В атаке не задерживай.
Обывателя не обижай; он нас поит и кормит. Солдат не разбойник. Святая добычь: возьми лагерь — все ваше; возьми крепость — все ваше. Без приказа отнюдь не ходи на добычь.
Баталия полевая — три атаки. В крыло, которое слабее, крепкое крыло закрыто лесом — это не мудрено, солдат проберется. Атака в средину не выгодна, разве конница хорошо рубить будет, инако сами сожмут. Атака в тыл очень хороша, только для небольшого корпуса, а армией заходить тяжело.
Штурм. Ломи через засек, бросай плетни через волчьи ямы, быстро беги, прыгай через палисады, бросай фашины, спускайся в ров, ставь лестницы. Стрелки, очищай колонны, стреляй по головам. Колонны, лети через стены, на вал, скалывай, на валу вытягивай линию, ставь караул к пороговым погребам, отворяй ворота коннице. Неприятель бежит в город, его пушки обороти по нем, стреляй сильно в улицы, бомбардируй живо, недосуг за ним ходить. Неприятель сдался — пошали: стена занята — на добычь.
Три воинские искусства. Первое — глазомер: как в лагере стать, как итти, где атаковать, гнать и бить; также для занятия местоположения, примерного суждения о силах неприятельских, для узнания его предприятий.
Второе — быстрота. Поход: полевой артиллерии от полверсты до версты впереди, чтоб спускам и под’емам не мешала… Не останавливайся, гуляй, играй, пой песни, бей в барабан, музыка греми. Десяток отломал — первый взвод снимай ветры, ложись; за ним второй взвод; и так взвод за взводом; первые задние не жди. На первом десятке отдыху час. Первый взвод вспрыгнул, надел ветры, бежит вперед 10–15 шагов. И так взвод за взводом, чтобы задние между тем отдыхали. Второй десяток — отбой: отдых час и больше.
Кашеварные повозки впереди с палаточными ящиками; братцы пришли, к каше поспели; артельный староста — к кашам! На завтраке отдых 4 часа, тож самое к ночлегу, отдых 6 часов и до 8, какова дорога.
По сей быстроте и люди не устали. Неприятель нас не чает, считает за 100 верст, — вдруг мы на него, как снег на голову — закружится у него голова.

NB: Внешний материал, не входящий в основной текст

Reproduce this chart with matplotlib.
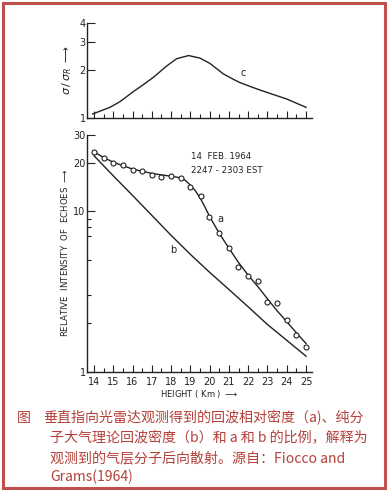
import matplotlib.pyplot as plt
import matplotlib.patches as patches
from matplotlib.ticker import FixedLocator, NullFormatter, LogLocator

plt.rcParams['font.family'] = ['DejaVu Sans']

# ---------------------------------------------------------
# Data
# ---------------------------------------------------------
# ratio curve c (upper panel)
ratio_height = [13.93, 14.83, 15.35, 16.04, 16.56, 17.08, 17.77, 18.29, 18.91, 19.50,
                20.02, 20.71, 21.23, 21.58, 22.27, 22.96, 24.0, 25.0]
ratio_value = [1.06, 1.168, 1.268, 1.467, 1.624, 1.806, 2.13, 2.37, 2.48, 2.39,
               2.21, 1.90, 1.755, 1.672, 1.555, 1.453, 1.318, 1.168]

# measured echoes (circles)
obs_height = [14.0, 14.5, 15.0, 15.5, 16.0, 16.5, 17.0, 17.5, 18.0, 18.5, 19.0, 19.54,
              19.98, 20.5, 21.0, 21.49, 22.0, 22.49, 22.96, 23.48, 24.0, 24.5, 25.0]
obs_value = [23.6, 21.6, 20.2, 19.5, 18.2, 17.8, 17.0, 16.3, 16.6, 16.2, 14.3, 12.4,
             9.17, 7.33, 5.9, 4.53, 3.98, 3.69, 2.74, 2.68, 2.10, 1.69, 1.43]

# smooth curve a through the measurements
fit_height = [14.0, 14.5, 15.0, 15.5, 16.0, 16.5, 17.0, 17.5, 18.0, 18.5, 18.75, 19.0,
              19.25, 19.5, 19.75, 20.0, 20.5, 21.0, 21.5, 22.0, 22.5, 23.0, 23.5,
              24.0, 24.5, 25.0]
fit_value = [23.6, 21.7, 20.3, 19.3, 18.4, 17.8, 17.3, 16.9, 16.6, 16.2, 15.6, 14.6,
             13.5, 12.2, 10.7, 9.3, 7.3, 5.9, 4.8, 4.0, 3.4, 2.85, 2.4,
             2.05, 1.75, 1.5]

# molecular curve b
mol_height = [14.0, 15.0, 16.0, 17.0, 18.0, 19.0, 20.0, 21.0, 22.0, 23.0, 24.0, 25.0]
mol_value = [22.3, 16.7, 12.6, 9.46, 7.1, 5.4, 4.17, 3.26, 2.54, 1.97, 1.57, 1.25]

height_ticks = list(range(14, 26))
half_ticks = [h + 0.5 for h in range(14, 25)]

caption = [
    "图",
    "垂直指向光雷达观测得到的回波相对密度（a)、纯分",
    "子大气理论回波密度（b）和 a 和 b 的比例，解释为",
    "观测到的气层分子后向散射。源自：Fiocco and",
    "Grams(1964)",
]

# ---------------------------------------------------------
# Figure
# ---------------------------------------------------------
W, H = 388, 493
fig = plt.figure(figsize=(W / 100, H / 100), dpi=100)
fig.patch.set_facecolor('white')

ink = '#222222'
red = '#C0504D'
txt_red = '#B5403A'


def px(x0, y0, x1, y1):
    # pixel box (top-left origin) -> figure fraction rect
    return [x0 / W, 1 - y1 / H, (x1 - x0) / W, (y1 - y0) / H]


def style(ax):
    for s in ['top', 'right']:
        ax.spines[s].set_visible(False)
    for s in ['left', 'bottom']:
        ax.spines[s].set_color(ink)
        ax.spines[s].set_linewidth(1.0)
    ax.tick_params(which='both', direction='in', color=ink, width=0.8,
                   labelsize=7, labelcolor=ink)
    ax.tick_params(which='major', length=5)
    ax.tick_params(which='minor', length=3)
    ax.set_xlim(13.64, 25.31)
    ax.xaxis.set_major_locator(FixedLocator(height_ticks))
    ax.xaxis.set_minor_locator(FixedLocator(half_ticks))


# upper panel: ratio
ax1 = fig.add_axes(px(87, 22.7, 312, 118))
style(ax1)
ax1.set_yscale('log')
ax1.set_ylim(1, 4)
ax1.yaxis.set_major_locator(FixedLocator([1, 2, 3, 4]))
ax1.yaxis.set_minor_locator(FixedLocator([]))
ax1.set_yticklabels(['1', '2', '3', '4'])
ax1.tick_params(axis='y', which='major', length=6, pad=1)
ax1.set_xticklabels([])
ax1.plot(ratio_height, ratio_value, color=ink, lw=1.0)
ax1.text(21.74, 1.92, 'c', fontsize=7, color=ink, ha='center', va='center')
ax1.set_ylabel(r'$\sigma\,/\,\sigma_R$ $\longrightarrow$', fontsize=8, color=ink, labelpad=4)

# lower panel: echo intensity
ax2 = fig.add_axes(px(87, 135, 312, 371.7))
style(ax2)
ax2.set_yscale('log')
ax2.set_ylim(1, 30)
ax2.yaxis.set_major_locator(FixedLocator([1, 10, 20, 30]))
ax2.yaxis.set_minor_locator(LogLocator(base=10, subs=[2, 3, 5, 7, 8, 9]))
ax2.yaxis.set_minor_formatter(NullFormatter())
ax2.set_yticklabels(['1', '10', '20', '30'])
ax2.tick_params(axis='y', which='major', length=6, pad=1)
ax2.set_xticklabels([str(h) for h in height_ticks])

ax2.plot(fit_height, fit_value, color=ink, lw=1.0)
ax2.plot(obs_height, obs_value, 'o', mfc='white', mec=ink, ms=3.6, mew=0.8)
ax2.plot(mol_height, mol_value, color=ink, lw=1.0)

ax2.text(20.54, 8.97, 'a', fontsize=7, color=ink, ha='center', va='center')
ax2.text(18.12, 5.76, 'b', fontsize=7, color=ink, ha='center', va='center')
ax2.text(19.02, 21.9, '14  FEB. 1964', fontsize=6.2, color=ink, ha='left', va='center')
ax2.text(19.02, 18.0, '2247 - 2303 EST', fontsize=6.2, color=ink, ha='left', va='center')
ax2.set_xlabel(r'HEIGHT ( Km ) $\longrightarrow$', fontsize=6, color=ink, labelpad=1)
ax2.set_ylabel(r'RELATIVE  INTENSITY  OF  ECHOES $\longrightarrow$', fontsize=6.2,
               color=ink, labelpad=2)

# ---------------------------------------------------------
# Caption and frame
# ---------------------------------------------------------
cfam = ['Noto Sans CJK SC', 'DejaVu Sans']
cap_y = [418, 418, 438, 458, 477]
cap_x = [17, 43, 50, 50, 50]
for s, x, y in zip(caption, cap_x, cap_y):
    fig.text(x / W, 1 - y / H, s, family=cfam, fontsize=10.1, color=txt_red,
             ha='left', va='center')

frame = patches.Rectangle((2.5 / W, 1 - 488 / H), (385 - 2.5) / W, (488 - 2.5) / H,
                          transform=fig.transFigure, fill=False, edgecolor=red, lw=2.2)
fig.add_artist(frame)

fig.savefig('out.png', dpi=100)
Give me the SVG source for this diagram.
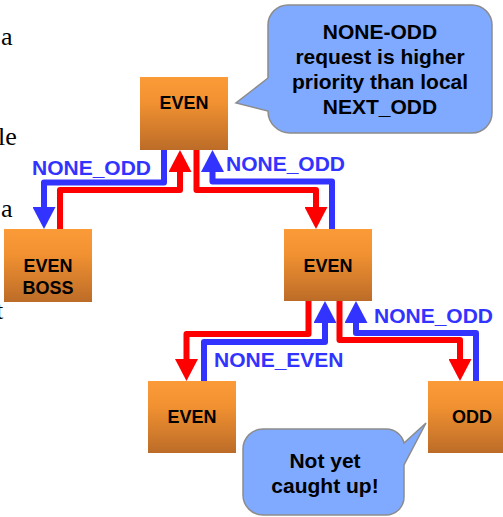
<svg xmlns="http://www.w3.org/2000/svg" width="503" height="517" viewBox="0 0 503 517">
  <defs>
    <linearGradient id="nodeFill" x1="0" y1="0" x2="0" y2="1">
      <stop offset="0" stop-color="#FB9B38"/>
      <stop offset="0.35" stop-color="#F19131"/>
      <stop offset="1" stop-color="#BC6C28"/>
    </linearGradient>
    <marker id="arrowRed" markerUnits="userSpaceOnUse" viewBox="0 0 22 23" markerWidth="22" markerHeight="23" refX="2" refY="11.5" orient="auto">
      <path d="M0,0 L22,11.5 L0,23 Z" fill="#FF0000"/>
    </marker>
    <marker id="arrowBlue" markerUnits="userSpaceOnUse" viewBox="0 0 22 23" markerWidth="22" markerHeight="23" refX="2" refY="11.5" orient="auto">
      <path d="M0,0 L22,11.5 L0,23 Z" fill="#3333FF"/>
    </marker>
  </defs>
  <style>
    .node rect { fill: url(#nodeFill); }
    .node text { font-family: "Liberation Sans", Arial, sans-serif; font-weight: bold; font-size: 18px; fill: #000; text-anchor: middle; }
    .wire { fill: none; stroke-width: 6; stroke-linejoin: round; }
    .red { stroke: #FF0000; marker-end: url(#arrowRed); }
    .blue { stroke: #3333FF; marker-end: url(#arrowBlue); }
    .label { font-family: "Liberation Sans", Arial, sans-serif; font-weight: bold; font-size: 21px; fill: #3333FF; }
    .callout path { fill: #80AAFF; stroke: #8C8C8C; stroke-width: 1.5; }
    .callout text { font-family: "Liberation Sans", Arial, sans-serif; font-weight: bold; font-size: 21px; fill: #000; text-anchor: middle; }
    .page { font-family: "Liberation Serif", "Times New Roman", serif; font-size: 26px; fill: #000; }
  </style>

  <!-- fragments of surrounding page text at the left margin -->
  <g id="page-text" class="page">
    <text x="1" y="45">a</text>
    <text x="-2" y="145">le</text>
    <text x="1" y="217">a</text>
    <text x="-4" y="319">t</text>
  </g>

  <!-- connectors -->
  <g id="connectors">
    <path class="wire blue" d="M164,150 V182.5 H44 V209"/>
    <path class="wire red" d="M60,229 V190 H180 V170"/>
    <path class="wire red" d="M196.5,150 V190 H316 V209"/>
    <path class="wire blue" d="M332,229 V181.5 H212.5 V170"/>
    <path class="wire red" d="M308.5,301 V334 H186.5 V361"/>
    <path class="wire blue" d="M204,381 V342 H325 V321"/>
    <path class="wire red" d="M339.5,301 V340 H460 V361"/>
    <path class="wire blue" d="M476,381 V333 H356 V321"/>
    <text class="label" x="32" y="175">NONE_ODD</text>
    <text class="label" x="226" y="171">NONE_ODD</text>
    <text class="label" x="214" y="367">NONE_EVEN</text>
    <text class="label" x="374" y="323">NONE_ODD</text>
  </g>

  <!-- nodes -->
  <g id="even-top" class="node">
    <rect x="140" y="77" width="88" height="73"/>
    <text x="184" y="109">EVEN</text>
  </g>
  <g id="even-boss" class="node">
    <rect x="4" y="229" width="88" height="73"/>
    <text x="48" y="272">EVEN</text>
    <text x="48" y="294">BOSS</text>
  </g>
  <g id="even-mid" class="node">
    <rect x="284" y="229" width="88" height="72"/>
    <text x="328" y="272">EVEN</text>
  </g>
  <g id="even-left" class="node">
    <rect x="148" y="381" width="88" height="72"/>
    <text x="192" y="423">EVEN</text>
  </g>
  <g id="odd" class="node">
    <rect x="428" y="381" width="88" height="72"/>
    <text x="472" y="423">ODD</text>
  </g>

  <!-- callouts -->
  <g id="callout-priority" class="callout">
    <path d="M290,5 H472 A20,20 0 0 1 492,25 V113 A20,20 0 0 1 472,133 H290 A22,22 0 0 1 268,111 L236,103 L268,78 V25 A20,20 0 0 1 288,5 Z"/>
    <text x="380" y="39">NONE-ODD</text>
    <text x="380" y="64">request is higher</text>
    <text x="380" y="89">priority than local</text>
    <text x="380" y="114">NEXT_ODD</text>
  </g>
  <g id="callout-catchup" class="callout">
    <path d="M263,429 H386 A18,18 0 0 1 404,443 L426,423 L404,465 V497 A18,18 0 0 1 386,515 H263 A20,20 0 0 1 243,495 V449 A20,20 0 0 1 263,429 Z"/>
    <text x="325" y="468">Not yet</text>
    <text x="325" y="493">caught up!</text>
  </g>
</svg>
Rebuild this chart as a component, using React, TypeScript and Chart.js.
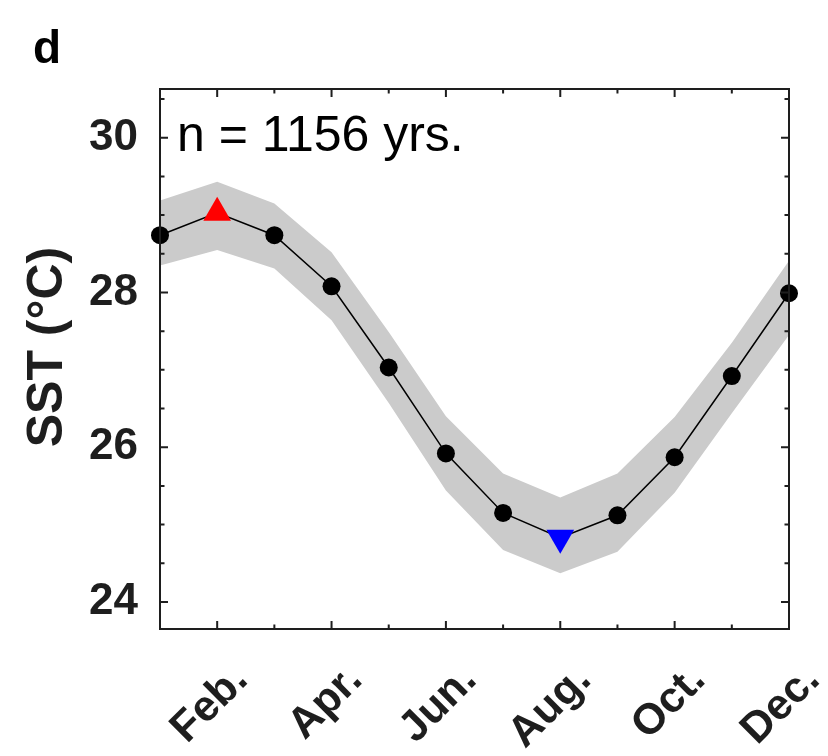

Третье — натиск. Нога ногу подкрепляет, рука руку усиляет; в пальбе много людей гибнет; у неприятеля те же руки, да русского штыка не знает. Вытяни линию — тотчас атакуй холодным ружьем; недосуг вытягивать линию — подвиг из закрытого, из тесного места. Обыкновенно конница врубается прежде, пехота за ней бежит, — только везде строй. Конница должна действовать всюду, как пехота, исключая зыби; там кони на поводах. В двух шеренгах сила, в трех — полторы силы; передняя рвет, вторая валит, третья довершает.
Бойся богадельни; немецкие лекарственницы издалека тухлые, сплошь бессильны и вредны; русский солдат к ним не привык. У вас есть в артелях корешки, травушки, муравушки. Солдат дорог; береги здоровье, чисти желудок, коли засорился, голод — лучшее лекарство. Кто не бережет людей — офицеру арест, унтер-офицеру и ефрейтору — палочки, да и самому палочки, кто себя не бережет.
Богатыри, неприятель от вас дрожит, да есть неприятель больше и богадельни: проклятая немогузнайка, намека, загадка, лживка, краснословка, краткомолвка, двуличка, вежливка, бестолковка. Or немогузнайки много, много беды. За немогузнайку офицеру арест, а штаб-офицеру от старшего штаб-офицера арест квартирный.
Солдату надлежит быть здорову, храбру, тверду, решиму, правдиву, благочестиву.
Ученье свет, неученье тьма; за ученого трех неученых дают; нам мало трех, давай нам шесть, давай нам десять на одного, — всех побьем, повалим, в полон возьмем. Вот, братцы, воинское обучение; господа офицеры, какой восторг!